• DIRECTIONS:
Transcribe every line from the top down to the line with "import * as", both ends included, but not the pictures.

• DATA SEGMENT:
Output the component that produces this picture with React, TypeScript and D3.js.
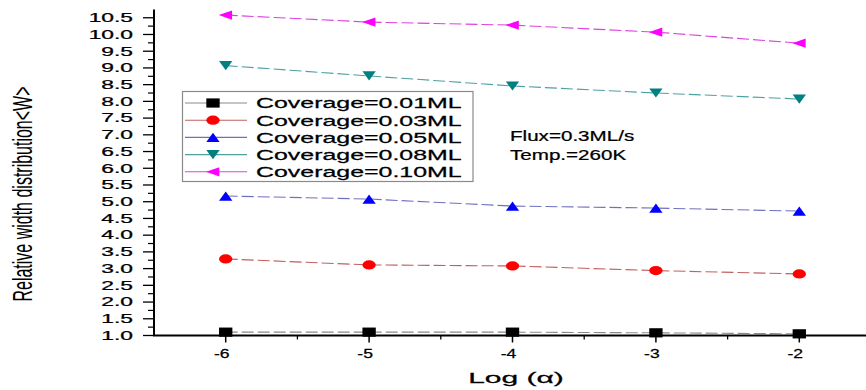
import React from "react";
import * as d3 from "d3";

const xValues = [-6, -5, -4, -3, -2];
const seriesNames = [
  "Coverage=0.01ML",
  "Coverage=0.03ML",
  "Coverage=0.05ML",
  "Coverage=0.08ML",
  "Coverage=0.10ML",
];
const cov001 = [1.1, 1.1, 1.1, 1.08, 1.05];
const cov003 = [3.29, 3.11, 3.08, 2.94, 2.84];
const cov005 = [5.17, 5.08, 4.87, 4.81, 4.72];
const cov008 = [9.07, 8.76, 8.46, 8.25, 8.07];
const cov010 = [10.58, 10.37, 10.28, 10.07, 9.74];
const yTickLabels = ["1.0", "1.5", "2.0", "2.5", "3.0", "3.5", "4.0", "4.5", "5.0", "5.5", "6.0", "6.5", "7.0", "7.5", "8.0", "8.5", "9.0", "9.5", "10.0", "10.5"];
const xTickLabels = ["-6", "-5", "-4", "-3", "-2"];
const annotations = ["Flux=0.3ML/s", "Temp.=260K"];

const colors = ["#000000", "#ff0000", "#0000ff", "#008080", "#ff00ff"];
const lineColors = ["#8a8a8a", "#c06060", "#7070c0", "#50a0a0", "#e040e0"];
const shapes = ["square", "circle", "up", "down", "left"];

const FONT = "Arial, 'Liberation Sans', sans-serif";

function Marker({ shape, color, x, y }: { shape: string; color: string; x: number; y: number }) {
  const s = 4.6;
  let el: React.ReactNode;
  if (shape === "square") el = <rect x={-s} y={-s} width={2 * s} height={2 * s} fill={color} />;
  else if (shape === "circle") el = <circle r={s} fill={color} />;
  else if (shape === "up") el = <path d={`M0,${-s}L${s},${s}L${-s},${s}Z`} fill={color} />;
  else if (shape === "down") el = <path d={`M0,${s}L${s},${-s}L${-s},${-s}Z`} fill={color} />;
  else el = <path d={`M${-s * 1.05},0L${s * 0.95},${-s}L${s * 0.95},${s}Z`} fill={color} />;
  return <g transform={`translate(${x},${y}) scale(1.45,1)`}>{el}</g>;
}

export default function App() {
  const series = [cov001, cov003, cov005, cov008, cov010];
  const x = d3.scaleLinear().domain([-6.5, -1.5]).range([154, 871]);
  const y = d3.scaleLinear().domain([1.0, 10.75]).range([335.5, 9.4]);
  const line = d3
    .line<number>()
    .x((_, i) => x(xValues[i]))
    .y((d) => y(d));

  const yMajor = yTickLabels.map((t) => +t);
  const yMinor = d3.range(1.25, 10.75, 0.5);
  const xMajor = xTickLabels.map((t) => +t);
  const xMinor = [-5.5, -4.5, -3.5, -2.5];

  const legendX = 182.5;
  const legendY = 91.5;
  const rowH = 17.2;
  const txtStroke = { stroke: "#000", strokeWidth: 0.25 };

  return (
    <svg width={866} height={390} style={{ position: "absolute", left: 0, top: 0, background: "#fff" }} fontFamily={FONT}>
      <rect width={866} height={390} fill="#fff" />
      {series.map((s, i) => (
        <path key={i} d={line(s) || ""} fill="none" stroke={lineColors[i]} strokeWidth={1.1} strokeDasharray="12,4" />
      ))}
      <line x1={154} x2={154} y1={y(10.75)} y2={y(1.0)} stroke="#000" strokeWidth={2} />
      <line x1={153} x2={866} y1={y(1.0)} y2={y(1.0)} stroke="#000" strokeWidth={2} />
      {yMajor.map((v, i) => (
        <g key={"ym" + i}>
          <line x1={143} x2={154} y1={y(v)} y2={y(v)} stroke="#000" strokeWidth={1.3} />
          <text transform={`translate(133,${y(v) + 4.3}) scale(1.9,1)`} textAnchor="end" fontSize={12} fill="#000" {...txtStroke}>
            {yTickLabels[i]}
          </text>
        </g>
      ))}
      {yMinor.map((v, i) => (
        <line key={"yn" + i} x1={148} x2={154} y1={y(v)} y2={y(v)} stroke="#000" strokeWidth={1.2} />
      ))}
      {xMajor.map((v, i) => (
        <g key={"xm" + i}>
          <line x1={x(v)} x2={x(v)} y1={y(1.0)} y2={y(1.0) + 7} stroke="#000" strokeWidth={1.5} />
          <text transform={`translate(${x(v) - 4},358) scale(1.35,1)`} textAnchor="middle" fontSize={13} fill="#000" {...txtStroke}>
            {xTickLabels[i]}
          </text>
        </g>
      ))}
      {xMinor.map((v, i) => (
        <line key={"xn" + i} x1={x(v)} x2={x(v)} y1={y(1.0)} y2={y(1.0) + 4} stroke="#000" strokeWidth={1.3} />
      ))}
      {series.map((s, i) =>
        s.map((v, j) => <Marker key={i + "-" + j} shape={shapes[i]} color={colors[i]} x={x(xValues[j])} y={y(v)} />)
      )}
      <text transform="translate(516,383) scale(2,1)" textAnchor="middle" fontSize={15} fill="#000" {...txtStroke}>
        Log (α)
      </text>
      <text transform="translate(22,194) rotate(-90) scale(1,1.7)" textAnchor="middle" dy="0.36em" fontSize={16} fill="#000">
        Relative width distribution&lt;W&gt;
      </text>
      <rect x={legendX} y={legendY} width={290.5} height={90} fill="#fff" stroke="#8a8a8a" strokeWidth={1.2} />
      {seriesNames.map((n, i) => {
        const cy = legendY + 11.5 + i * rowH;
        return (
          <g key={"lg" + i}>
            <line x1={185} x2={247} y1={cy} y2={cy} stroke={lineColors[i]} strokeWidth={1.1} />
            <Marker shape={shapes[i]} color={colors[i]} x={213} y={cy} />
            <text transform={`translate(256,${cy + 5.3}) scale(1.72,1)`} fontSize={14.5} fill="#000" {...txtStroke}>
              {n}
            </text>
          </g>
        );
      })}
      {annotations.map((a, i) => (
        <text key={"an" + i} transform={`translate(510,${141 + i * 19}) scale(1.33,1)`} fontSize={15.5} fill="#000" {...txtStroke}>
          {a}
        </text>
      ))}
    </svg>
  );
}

• IN RESPONSE:
Output the component that produces this picture with React, TypeScript and D3.js.
import React from "react";
import * as d3 from "d3";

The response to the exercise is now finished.